The 27 year old from Gothenburg entered the final day with a two shot lead in Almaty but as his contenders to the throne slowly began to drop away, Carlsson hammered home the win with an incredible show of composure to card a bogey-free five under par round of 67 and record the biggest winning margin in the tournament’s history.
The win, in the most lucrative regular Challenge Tour event of the season, earned him a €64,000 cheque and means the San Diego State graduate is virtually guaranteed a place on The European Tour next year.
“It feels surreal,” said Carlsson, who finished with an aggregate total of 18 under par over the extremely challenging Nurtau Golf Club. “It is amazing. It hasn’t even sunk in yet but to win by seven shots is incredible.
“If somebody told me before this tournament started that I would have won by seven shots I would not have believed them one bit. I can’t believe how calm I was out there, I was just so comfortable. There were a couple of shots where I got a little bit nervous but other than that, I was just totally calm.
“I don’t know if it was because everything went so well. I never got that pressure where I felt like they were chasing me. They made a couple of mistakes early on and I just had one of those days where I played steady and avoided the mistakes. That’s what I wanted to do when I started.
“I have been putting really well for so long now and it makes the game so much easier when you feel so good on the greens.
“I got an early birdie, which I hit too hard but it rammed in the back of the whole, so I was thinking it must be one of those days. In one way I was enjoying myself out there but in another way I just wanted to get it over with. It was a strange feeling and the closer I got to the 18th the more I just couldn’t believe it.”
Carlsson moved from 39th place in the Challenge Tour Rankings to fifth and is now looking forward to a rookie season on The European Tour after a rapid rise, having only turned professional in 2011 before rocketing through the two developmental tiers of European pro golf in the space of two years.
He cannot wait to get going on the top tier and hopes to follow in the path of current Race to Dubai leader Henrik Stenson, himself a Challenge Tour graduate having won the Rankings in 2000.
“I’m going to be playing The European Tour next year and that is just unbelievable,” he said. “It’s a dream come true, I cannot believe it.
“It will take some time to sink in. Obviously I have proven to myself that I should be able to handle the kind of pressure that comes with these big occasions so I cannot wait.”

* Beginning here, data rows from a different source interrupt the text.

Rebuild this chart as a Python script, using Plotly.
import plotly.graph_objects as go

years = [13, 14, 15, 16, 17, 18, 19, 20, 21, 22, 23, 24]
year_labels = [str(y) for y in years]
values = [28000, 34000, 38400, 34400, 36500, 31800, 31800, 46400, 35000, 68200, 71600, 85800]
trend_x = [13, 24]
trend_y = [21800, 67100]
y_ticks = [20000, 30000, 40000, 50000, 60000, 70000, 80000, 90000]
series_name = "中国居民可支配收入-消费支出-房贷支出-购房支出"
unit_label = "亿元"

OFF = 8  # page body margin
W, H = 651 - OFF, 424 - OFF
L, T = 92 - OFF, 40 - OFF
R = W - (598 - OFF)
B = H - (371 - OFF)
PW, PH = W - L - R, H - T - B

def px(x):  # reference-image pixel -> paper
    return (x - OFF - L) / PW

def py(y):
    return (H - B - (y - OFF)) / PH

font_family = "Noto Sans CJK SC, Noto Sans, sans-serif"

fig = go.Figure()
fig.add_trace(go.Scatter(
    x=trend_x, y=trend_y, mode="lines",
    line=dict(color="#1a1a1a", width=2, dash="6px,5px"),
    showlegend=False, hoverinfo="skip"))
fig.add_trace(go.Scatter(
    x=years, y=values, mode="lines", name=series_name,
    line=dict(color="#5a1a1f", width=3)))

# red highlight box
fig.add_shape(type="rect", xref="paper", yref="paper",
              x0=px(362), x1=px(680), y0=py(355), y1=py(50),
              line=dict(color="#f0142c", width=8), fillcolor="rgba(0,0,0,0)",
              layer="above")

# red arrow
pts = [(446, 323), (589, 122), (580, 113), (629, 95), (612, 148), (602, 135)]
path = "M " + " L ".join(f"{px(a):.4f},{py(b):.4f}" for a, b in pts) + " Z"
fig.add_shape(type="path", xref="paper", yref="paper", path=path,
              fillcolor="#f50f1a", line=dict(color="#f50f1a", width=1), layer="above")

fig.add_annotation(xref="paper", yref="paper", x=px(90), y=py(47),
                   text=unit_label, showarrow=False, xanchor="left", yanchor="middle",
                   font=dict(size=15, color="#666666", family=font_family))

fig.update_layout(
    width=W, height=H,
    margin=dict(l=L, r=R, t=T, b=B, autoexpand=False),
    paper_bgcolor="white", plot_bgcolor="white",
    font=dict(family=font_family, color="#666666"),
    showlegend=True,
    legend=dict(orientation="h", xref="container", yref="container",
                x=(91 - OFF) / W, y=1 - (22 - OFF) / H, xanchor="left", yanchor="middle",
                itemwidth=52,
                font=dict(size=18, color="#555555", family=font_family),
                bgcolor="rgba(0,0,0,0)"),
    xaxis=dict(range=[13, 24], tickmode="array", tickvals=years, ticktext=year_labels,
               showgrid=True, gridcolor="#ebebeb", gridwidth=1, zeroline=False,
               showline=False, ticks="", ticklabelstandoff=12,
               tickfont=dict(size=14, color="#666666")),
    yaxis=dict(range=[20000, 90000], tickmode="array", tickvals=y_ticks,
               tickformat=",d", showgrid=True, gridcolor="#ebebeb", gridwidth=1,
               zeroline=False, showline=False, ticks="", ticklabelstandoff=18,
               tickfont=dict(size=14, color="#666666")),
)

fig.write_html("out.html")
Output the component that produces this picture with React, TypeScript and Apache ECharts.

Adrian Otaegui of Spain was the only player who looked to be mounting any kind of challenge to the title after two birdies in the opening three holes but he could not quite build up a head of steam and had to be content with a tied second place alongside England’s Tyrrell Hatton and Scot Duncan Stewart on 11 under par.
Nevertheless, the 20 year old from San Sebastian did enough to virtually secure his European Tour card for next season by moving to fourth in the Rankings, a huge consolation for missing out on outright second place with a bogey at the last hole.
“I was pretty calm at the beginning but I missed a few birdie chances at the par fives which I missed,” said Otaegui. “I didn’t make many putts but made one birdie at 13. Unfortunately I made a bogey at the 15th even though I hit a good shot just short of the green, but didn’t get up and down.
“I missed another birdie at the 16th so I gave away a few shots at the beginning so I'm a bit disappointed about that but I'm happy to finish second, my third of the year.
“It’s great to secure my European Tour card for next year so I'm really happy with that. Obviously it was the objective at the start of the year and I really wanted it.
“I'm confident and I'm playing well and I just need to learn from these mistakes and get better. Of course I feel like a better player this year, not only my game but mentally I have a better idea of where I'm going so that experience will help.”
Stewart and Hatton moved to 14th and 15th place in the Rankings, respectively, while 2008 Ryder Cup player Oliver Wilson finished in a tie for fifth on ten under par alongside his compatriot Robert Dinwiddie.